Big ships provide a big canvas upon which to WHIF...

Paul

Umm no, not really what I was thinking.
 
Mk13 40 round launcher as it (and the Mk11 that preceded it) were designed to fit in the same footprint as the Mk38 5" twin, this make it ideal for for replacing the centreline Mk38s on a USN standard cruiser type.

The Mk45 I refered to is the 5" naval gun.

The thinking behind keeping all three 8" gun houses is to permit two to be used for NGS with the third in reserve / maintenance.  This is how HMAS Vendetta conducted NGS off Vietnam, providing greater avaialbility and redundancy than the Charles F Adams DDGs.

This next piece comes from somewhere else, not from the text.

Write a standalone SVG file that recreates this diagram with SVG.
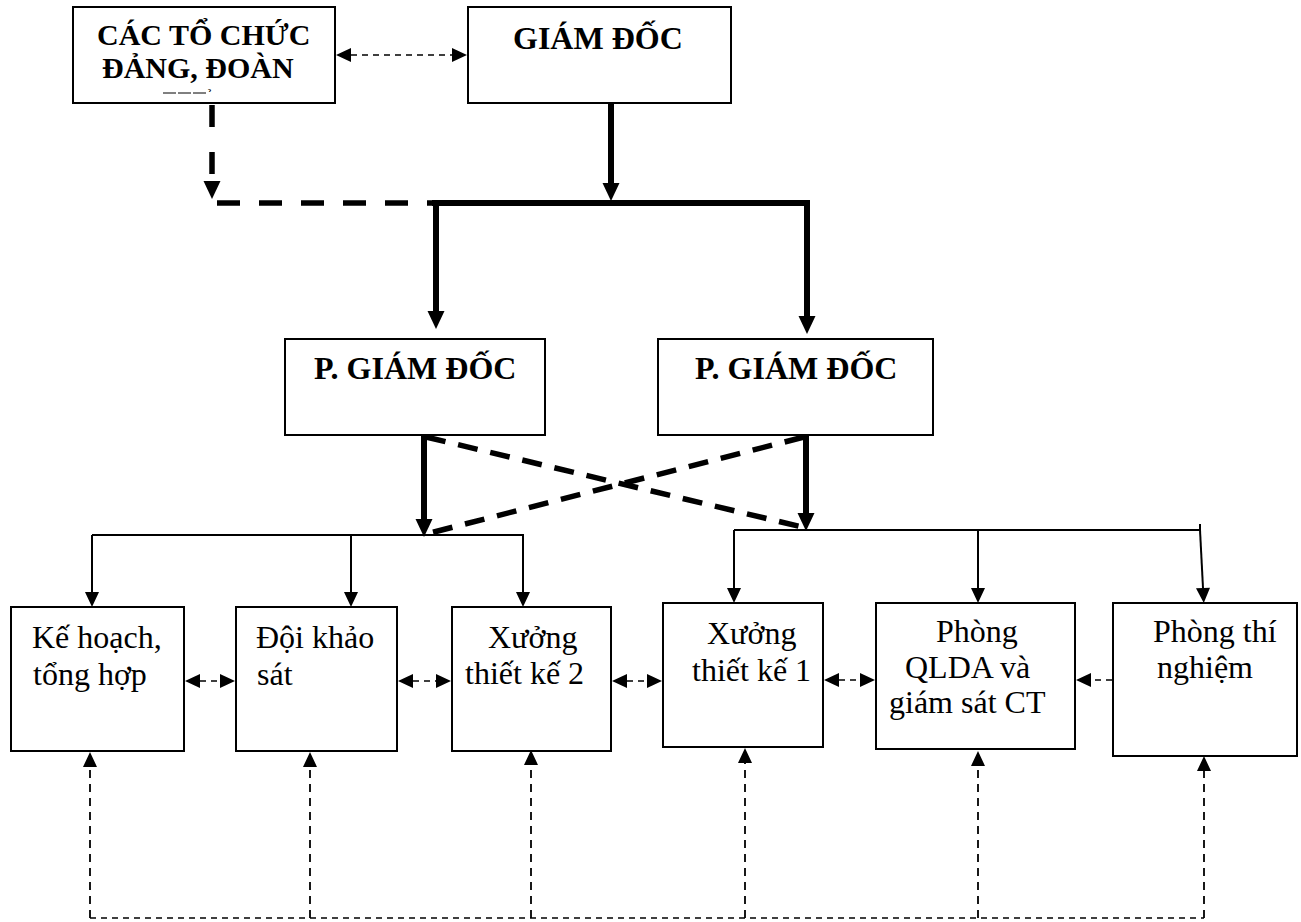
<svg xmlns="http://www.w3.org/2000/svg" width="1301" height="922" viewBox="0 0 1301 922">
<style>
.box{fill:#fff;stroke:#000;stroke-width:2}
.b{font-family:"Liberation Serif","Times New Roman",serif;font-weight:bold;font-size:32px;fill:#000}
.r{font-family:"Liberation Serif","Times New Roman",serif;font-size:32px;fill:#000}
.thin{stroke:#000;stroke-width:2;fill:none}
.thick{stroke:#000;stroke-width:6;fill:none}
.tdash{stroke:#000;stroke-width:5.5;fill:none;stroke-dasharray:22 16}
.dot{stroke:#000;stroke-width:1.7;fill:none;stroke-dasharray:6 5}
.vdot{stroke:#000;stroke-width:1.8;fill:none;stroke-dasharray:8 6}
</style>
<defs>
<marker id="a" markerUnits="userSpaceOnUse" markerWidth="15" markerHeight="14" refX="0" refY="7" orient="auto-start-reverse" overflow="visible"><path d="M0,0 L15,7 L0,14 z" fill="#000"/></marker>
<marker id="A" markerUnits="userSpaceOnUse" markerWidth="18" markerHeight="17" refX="0" refY="8.5" orient="auto" overflow="visible"><path d="M0,0 L18,8.5 L0,17 z" fill="#000"/></marker>
</defs>

<g id="to-chuc-dang-doan">
<rect class="box" x="73" y="7" width="262" height="96"/>
<text class="b" x="97" y="45" style="font-size:30px">CÁC TỔ CHỨC</text>
<text class="b" x="102" y="78" style="font-size:30px">ĐẢNG, ĐOÀN</text>
<line x1="163" y1="93" x2="207" y2="93" stroke="#000" stroke-width="1" stroke-dasharray="13 2"/>
<text x="208" y="101" style="font-family:'Liberation Serif',serif;font-size:13px">&#160;&#x0309;</text>
</g>

<g id="giam-doc">
<rect class="box" x="468" y="7" width="263" height="96"/>
<text class="b" x="513" y="49">GIÁM ĐỐC</text>
</g>

<g id="pho-giam-doc-1">
<rect class="box" x="285" y="339" width="260" height="96"/>
<text class="b" x="314" y="379">P. GIÁM ĐỐC</text>
</g>

<g id="pho-giam-doc-2">
<rect class="box" x="658" y="339" width="275" height="96"/>
<text class="b" x="695" y="379">P. GIÁM ĐỐC</text>
</g>

<g id="ke-hoach">
<rect class="box" x="11" y="607" width="173" height="144"/>
<text class="r" x="32" y="648">Kế hoạch,</text>
<text class="r" x="33" y="685">tổng hợp</text>
</g>

<g id="doi-khao-sat">
<rect class="box" x="236" y="607" width="161" height="144"/>
<text class="r" x="256" y="648">Đội khảo</text>
<text class="r" x="257" y="685">sát</text>
</g>

<g id="xuong-2">
<rect class="box" x="452" y="607" width="159" height="144"/>
<text class="r" x="488" y="648">Xưởng</text>
<text class="r" x="465" y="684">thiết kế 2</text>
</g>

<g id="xuong-1">
<rect class="box" x="663" y="603" width="160" height="144"/>
<text class="r" x="707" y="644">Xưởng</text>
<text class="r" x="692" y="681">thiết kế 1</text>
</g>

<g id="qlda">
<rect class="box" x="876" y="603" width="199" height="146"/>
<text class="r" x="936" y="642">Phòng</text>
<text class="r" x="905" y="678">QLDA và</text>
<text class="r" x="889" y="713">giám sát CT</text>
</g>

<g id="thi-nghiem">
<rect class="box" x="1113" y="603" width="184" height="153"/>
<text class="r" x="1153" y="642">Phòng thí</text>
<text class="r" x="1157" y="678">nghiệm</text>
</g>

<g id="connectors">
<path class="dot" d="M351,55 H452" marker-start="url(#a)" marker-end="url(#a)"/>
<path class="tdash" style="stroke-dasharray:22 25" d="M212,105 V181" marker-end="url(#A)"/>
<path class="tdash" style="stroke-dasharray:23 19" d="M217,203 H435"/>
<path class="thick" d="M432,203 H810"/>
<path class="thick" d="M611,103 V183" marker-end="url(#A)"/>
<path class="thick" d="M436,203 V311" marker-end="url(#A)"/>
<path class="thick" d="M807,203 V316" marker-end="url(#A)"/>
<path class="thick" d="M424,436 V519" marker-end="url(#A)"/>
<path class="thick" d="M806,436 V513" marker-end="url(#A)"/>
<path class="tdash" style="stroke-dasharray:20 13" d="M426,437 L802,527"/>
<path class="tdash" style="stroke-dasharray:20 13" d="M804,437 L430,533"/>

<path class="thin" d="M92,535 H524"/>
<path class="thin" d="M92,535 V592" marker-end="url(#a)"/>
<path class="thin" d="M351,535 V592" marker-end="url(#a)"/>
<path class="thin" d="M523,535 V592" marker-end="url(#a)"/>
<path class="thin" d="M734,530 H1201"/>
<path class="thin" d="M1200,524 V530"/>
<path class="thin" d="M734,530 V588" marker-end="url(#a)"/>
<path class="thin" d="M978,530 V588" marker-end="url(#a)"/>
<path class="thin" d="M1200,530 L1203,588" marker-end="url(#a)"/>

<path class="dot" d="M200,681 H220" marker-start="url(#a)" marker-end="url(#a)"/>
<path class="dot" d="M413,681 H436" marker-start="url(#a)" marker-end="url(#a)"/>
<path class="dot" d="M627,681 H647" marker-start="url(#a)" marker-end="url(#a)"/>
<path class="dot" d="M839,680 H860" marker-start="url(#a)" marker-end="url(#a)"/>
<path class="dot" d="M1112,680 H1091" marker-end="url(#a)"/>

<path class="vdot" d="M90,918 V767" marker-end="url(#a)"/>
<path class="vdot" d="M310,918 V767" marker-end="url(#a)"/>
<path class="vdot" d="M531,918 V765" marker-end="url(#a)"/>
<path class="vdot" d="M745,918 V763" marker-end="url(#a)"/>
<path class="vdot" d="M978,918 V766" marker-end="url(#a)"/>
<path class="vdot" d="M1204,918 V771" marker-end="url(#a)"/>
<path class="dot" d="M90,918 H1204"/>
</g>
</svg>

My selection of the Mk 13 and Mk 45 (or possibly one 5" and a Mk75 3" on each beam) was for their reliability, supportability, commonality and lower manning.  Increased power generation is a no brainer, but the large hulls of the USN standard cruisers would mean volume for the new sytems wouldn't be an issue.  In addition the Mk13 permits the deployment of Harpoon and SM-2MR at a later date without any major structural canges being required.  The systems I could see being used would be those in production for the Oliver Hazard Perrys and Spruances during the 70s and 80s.


Modern (well 70s current) secondary and teritary weapons, sensors, generators, switchboards etc. would reduce manning requirements, improve reliability etc. The object would be to upgrade several cruisers for the same capital outlay as a dozen FFGs, the hit would be in manning as the steam plants and 8" armament would still require more than modern ships.